Untuk di Balikpapan, PLN membagikannya pertengahan pekan lalu. Sebanyak seribu lembar tas yang terbuat dari kain berwarna biru dan ada logo khas PLN dibagi-bagikan antara lain di Hypermart di Balikpapan Center.
Segera menyusul di kota-kota lain di Kalimantan Timur dan Utara seperti Samarinda dan Bontang.
Menurut Wijayanto Nugroho, dengan mengganti kantong belanja plastik dengan kantong belanja non plastik yang ramah lingkungan, berarti sudah mengurangi jumlah sampah plastik yang dihasilkan. Sampah plastik, seperti diketahui, memerlukan waktu ratusan tahun untuk bisa terurai kembali di alam sehingga bila terus diproduksi akan membuat lingkungan manusia dipenuhi limbah plastik.

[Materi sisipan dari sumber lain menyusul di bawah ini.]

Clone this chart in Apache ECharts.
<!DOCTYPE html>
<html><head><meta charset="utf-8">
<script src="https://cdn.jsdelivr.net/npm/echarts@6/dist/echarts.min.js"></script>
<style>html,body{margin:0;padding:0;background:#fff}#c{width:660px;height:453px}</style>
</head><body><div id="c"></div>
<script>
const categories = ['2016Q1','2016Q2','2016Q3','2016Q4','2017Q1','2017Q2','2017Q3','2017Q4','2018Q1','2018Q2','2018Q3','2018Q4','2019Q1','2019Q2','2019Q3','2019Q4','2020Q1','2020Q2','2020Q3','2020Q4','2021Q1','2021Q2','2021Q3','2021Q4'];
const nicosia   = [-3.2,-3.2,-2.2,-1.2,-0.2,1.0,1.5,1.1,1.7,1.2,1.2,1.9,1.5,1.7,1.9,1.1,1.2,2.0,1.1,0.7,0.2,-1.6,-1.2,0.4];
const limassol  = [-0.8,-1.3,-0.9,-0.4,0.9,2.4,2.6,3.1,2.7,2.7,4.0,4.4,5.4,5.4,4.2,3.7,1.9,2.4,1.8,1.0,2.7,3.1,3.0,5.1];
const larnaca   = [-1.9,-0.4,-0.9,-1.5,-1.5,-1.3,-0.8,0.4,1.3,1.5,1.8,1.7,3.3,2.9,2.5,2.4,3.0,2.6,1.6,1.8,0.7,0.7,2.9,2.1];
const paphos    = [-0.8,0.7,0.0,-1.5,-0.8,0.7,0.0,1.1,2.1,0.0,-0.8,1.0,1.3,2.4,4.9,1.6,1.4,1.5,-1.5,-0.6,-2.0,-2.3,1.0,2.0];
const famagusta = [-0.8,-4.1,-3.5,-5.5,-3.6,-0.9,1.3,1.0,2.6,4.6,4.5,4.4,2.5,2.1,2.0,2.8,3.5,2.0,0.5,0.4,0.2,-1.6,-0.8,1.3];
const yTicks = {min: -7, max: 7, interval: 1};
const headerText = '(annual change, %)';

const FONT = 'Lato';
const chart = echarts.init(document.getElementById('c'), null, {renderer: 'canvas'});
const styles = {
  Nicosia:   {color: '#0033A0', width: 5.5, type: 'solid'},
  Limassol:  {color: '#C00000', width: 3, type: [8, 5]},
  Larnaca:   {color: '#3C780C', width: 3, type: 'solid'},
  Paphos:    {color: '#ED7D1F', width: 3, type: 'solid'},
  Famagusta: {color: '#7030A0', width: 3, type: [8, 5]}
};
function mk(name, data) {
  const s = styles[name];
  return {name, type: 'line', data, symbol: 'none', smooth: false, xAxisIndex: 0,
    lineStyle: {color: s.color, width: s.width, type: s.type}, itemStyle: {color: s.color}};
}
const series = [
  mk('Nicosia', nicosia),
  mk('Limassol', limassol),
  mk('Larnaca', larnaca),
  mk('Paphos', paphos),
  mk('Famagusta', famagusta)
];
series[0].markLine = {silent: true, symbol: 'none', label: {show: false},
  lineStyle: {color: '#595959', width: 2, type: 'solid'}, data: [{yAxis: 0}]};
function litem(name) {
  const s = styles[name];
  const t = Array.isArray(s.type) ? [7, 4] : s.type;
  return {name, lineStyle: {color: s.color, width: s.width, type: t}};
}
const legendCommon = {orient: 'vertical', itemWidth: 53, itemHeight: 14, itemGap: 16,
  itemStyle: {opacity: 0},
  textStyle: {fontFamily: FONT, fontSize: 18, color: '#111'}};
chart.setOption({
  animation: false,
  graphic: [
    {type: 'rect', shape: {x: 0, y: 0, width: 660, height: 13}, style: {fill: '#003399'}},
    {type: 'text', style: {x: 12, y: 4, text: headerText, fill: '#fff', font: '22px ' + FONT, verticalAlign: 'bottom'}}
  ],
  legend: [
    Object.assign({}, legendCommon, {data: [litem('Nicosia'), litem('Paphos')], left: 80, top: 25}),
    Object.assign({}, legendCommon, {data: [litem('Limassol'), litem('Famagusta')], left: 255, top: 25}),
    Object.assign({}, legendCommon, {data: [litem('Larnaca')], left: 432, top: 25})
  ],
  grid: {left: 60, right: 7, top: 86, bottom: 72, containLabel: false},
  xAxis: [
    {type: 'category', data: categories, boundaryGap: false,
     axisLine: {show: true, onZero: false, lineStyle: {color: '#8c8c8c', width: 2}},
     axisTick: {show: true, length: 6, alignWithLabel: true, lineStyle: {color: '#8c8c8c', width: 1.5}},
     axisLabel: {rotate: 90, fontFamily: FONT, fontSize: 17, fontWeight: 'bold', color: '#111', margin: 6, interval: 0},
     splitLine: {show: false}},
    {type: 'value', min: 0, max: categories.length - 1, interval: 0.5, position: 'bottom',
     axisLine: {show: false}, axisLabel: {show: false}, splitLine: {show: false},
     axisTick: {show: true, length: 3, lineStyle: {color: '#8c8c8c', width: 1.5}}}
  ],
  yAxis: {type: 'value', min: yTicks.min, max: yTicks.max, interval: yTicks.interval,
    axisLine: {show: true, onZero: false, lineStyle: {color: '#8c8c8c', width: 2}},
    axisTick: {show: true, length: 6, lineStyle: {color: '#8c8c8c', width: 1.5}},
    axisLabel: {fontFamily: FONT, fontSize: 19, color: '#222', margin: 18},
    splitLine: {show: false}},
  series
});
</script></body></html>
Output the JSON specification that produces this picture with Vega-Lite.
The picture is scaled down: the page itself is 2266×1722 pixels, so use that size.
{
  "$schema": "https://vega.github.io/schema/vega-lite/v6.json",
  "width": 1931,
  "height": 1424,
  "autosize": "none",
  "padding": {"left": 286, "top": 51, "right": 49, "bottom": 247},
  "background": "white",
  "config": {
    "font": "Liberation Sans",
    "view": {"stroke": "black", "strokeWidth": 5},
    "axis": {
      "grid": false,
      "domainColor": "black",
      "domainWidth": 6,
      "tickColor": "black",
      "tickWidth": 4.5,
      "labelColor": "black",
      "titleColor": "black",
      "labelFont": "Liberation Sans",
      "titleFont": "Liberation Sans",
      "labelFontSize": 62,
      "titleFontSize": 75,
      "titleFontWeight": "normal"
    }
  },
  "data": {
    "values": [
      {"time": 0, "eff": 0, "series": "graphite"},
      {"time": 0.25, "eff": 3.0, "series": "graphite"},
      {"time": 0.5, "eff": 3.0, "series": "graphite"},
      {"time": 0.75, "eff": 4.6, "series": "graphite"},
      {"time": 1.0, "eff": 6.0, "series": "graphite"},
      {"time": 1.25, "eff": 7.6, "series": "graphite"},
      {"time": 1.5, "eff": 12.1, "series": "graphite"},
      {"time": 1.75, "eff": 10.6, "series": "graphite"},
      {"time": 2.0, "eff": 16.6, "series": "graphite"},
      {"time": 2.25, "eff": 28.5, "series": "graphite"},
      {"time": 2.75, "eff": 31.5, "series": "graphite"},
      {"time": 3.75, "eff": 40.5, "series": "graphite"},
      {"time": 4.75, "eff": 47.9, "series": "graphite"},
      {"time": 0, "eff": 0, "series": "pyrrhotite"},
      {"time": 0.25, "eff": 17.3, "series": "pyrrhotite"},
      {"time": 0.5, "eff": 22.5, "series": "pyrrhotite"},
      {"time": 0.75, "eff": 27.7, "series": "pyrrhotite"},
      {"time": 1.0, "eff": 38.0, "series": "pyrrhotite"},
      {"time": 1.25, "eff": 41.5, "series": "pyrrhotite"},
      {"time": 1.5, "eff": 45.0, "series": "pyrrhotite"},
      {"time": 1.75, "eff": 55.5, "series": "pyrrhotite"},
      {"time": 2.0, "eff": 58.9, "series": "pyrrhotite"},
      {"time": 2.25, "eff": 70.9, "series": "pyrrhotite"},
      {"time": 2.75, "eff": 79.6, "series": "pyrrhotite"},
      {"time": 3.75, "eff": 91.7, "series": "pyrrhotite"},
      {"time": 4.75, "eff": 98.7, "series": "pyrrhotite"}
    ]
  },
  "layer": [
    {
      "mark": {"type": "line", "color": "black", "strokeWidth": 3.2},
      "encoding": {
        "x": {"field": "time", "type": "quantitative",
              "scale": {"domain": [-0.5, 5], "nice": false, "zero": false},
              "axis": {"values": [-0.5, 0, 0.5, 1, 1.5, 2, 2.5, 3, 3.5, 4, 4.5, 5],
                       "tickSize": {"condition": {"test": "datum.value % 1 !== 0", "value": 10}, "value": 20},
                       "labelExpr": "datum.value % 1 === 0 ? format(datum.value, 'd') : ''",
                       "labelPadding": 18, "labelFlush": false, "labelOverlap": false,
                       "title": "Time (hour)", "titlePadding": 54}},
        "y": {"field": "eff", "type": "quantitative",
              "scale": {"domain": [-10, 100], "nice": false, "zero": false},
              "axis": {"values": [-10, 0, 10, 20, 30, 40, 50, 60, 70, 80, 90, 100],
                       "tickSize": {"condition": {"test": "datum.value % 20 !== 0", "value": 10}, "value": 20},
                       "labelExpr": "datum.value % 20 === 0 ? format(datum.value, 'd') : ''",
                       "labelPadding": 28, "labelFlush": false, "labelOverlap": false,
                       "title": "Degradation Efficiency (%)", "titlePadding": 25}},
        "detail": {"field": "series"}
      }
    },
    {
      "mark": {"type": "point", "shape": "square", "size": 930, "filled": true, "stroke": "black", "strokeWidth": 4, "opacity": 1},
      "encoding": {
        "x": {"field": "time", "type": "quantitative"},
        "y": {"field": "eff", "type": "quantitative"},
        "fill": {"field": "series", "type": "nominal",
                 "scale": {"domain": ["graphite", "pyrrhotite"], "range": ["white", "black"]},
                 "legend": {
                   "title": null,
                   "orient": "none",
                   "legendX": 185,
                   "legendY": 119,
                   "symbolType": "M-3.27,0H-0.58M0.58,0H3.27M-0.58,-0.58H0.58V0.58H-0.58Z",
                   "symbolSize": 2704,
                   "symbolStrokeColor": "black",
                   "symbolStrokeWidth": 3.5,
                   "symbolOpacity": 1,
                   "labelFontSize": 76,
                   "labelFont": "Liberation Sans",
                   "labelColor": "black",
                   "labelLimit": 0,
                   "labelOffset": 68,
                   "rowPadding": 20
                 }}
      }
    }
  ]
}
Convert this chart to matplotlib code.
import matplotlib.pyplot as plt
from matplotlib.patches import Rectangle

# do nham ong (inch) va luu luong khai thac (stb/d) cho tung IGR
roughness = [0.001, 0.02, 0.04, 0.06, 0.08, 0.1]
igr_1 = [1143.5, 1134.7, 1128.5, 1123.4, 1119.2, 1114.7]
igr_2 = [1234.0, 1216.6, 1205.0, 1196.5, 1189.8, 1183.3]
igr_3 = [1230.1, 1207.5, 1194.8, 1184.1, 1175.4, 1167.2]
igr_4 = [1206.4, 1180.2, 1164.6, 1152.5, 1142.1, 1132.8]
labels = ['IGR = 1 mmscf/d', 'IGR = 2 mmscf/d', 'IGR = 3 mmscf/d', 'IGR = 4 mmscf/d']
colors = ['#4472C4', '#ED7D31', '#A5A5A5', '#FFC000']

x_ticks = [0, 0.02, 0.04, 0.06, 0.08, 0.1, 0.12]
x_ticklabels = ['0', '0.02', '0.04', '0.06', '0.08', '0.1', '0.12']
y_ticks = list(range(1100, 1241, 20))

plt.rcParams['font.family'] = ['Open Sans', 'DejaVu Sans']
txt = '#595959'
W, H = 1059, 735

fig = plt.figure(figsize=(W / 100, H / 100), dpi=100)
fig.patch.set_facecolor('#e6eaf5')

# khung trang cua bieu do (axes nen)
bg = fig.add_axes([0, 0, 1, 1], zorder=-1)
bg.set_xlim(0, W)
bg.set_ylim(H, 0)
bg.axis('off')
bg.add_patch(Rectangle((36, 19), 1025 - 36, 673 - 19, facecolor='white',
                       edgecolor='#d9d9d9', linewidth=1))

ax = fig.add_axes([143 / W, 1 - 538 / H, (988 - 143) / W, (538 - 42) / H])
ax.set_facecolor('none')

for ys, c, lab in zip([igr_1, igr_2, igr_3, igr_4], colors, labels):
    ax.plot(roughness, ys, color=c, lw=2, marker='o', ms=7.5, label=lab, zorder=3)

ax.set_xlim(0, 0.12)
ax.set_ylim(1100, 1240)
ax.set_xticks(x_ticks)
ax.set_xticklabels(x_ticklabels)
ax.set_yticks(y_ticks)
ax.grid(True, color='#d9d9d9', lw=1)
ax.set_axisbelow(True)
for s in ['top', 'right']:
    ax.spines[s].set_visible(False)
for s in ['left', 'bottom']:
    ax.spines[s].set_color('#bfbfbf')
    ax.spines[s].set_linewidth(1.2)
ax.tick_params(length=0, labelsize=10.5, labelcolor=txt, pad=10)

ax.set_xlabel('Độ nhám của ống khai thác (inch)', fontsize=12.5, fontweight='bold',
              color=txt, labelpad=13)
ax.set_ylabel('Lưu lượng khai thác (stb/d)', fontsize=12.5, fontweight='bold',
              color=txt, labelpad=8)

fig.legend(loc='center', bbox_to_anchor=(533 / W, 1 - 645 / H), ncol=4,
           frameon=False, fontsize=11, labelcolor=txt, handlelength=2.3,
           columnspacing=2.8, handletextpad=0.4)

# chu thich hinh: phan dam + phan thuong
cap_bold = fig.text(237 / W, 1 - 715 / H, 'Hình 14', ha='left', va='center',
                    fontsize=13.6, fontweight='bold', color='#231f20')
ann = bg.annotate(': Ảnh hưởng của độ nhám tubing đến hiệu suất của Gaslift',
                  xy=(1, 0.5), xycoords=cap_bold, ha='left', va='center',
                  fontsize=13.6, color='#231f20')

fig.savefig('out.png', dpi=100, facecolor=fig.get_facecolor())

"Kantong belanja dari kain kan bisa dipakai berulang-ulang, jadi selain ramah lingkungan juga hemat," tambah Wijayanto.
Peraturan Wali Kota Balikpapan Nomor 8 Tahun 2018 melarang pemberian kantong plastik sebagai kemasan belanjaan bagi pelanggan pasar swalayan. Larangan itu untuk mengurangi produksi sampah plastik yang di Balikpapan mencapai 15 persen dari 411 ton lebih sampah yang diproduksi setiap hari.
"Setelah di pasar modern, baru di pasar tradisional,"kata Wali Kota Rizal Effendi pada kesempatan terpisah.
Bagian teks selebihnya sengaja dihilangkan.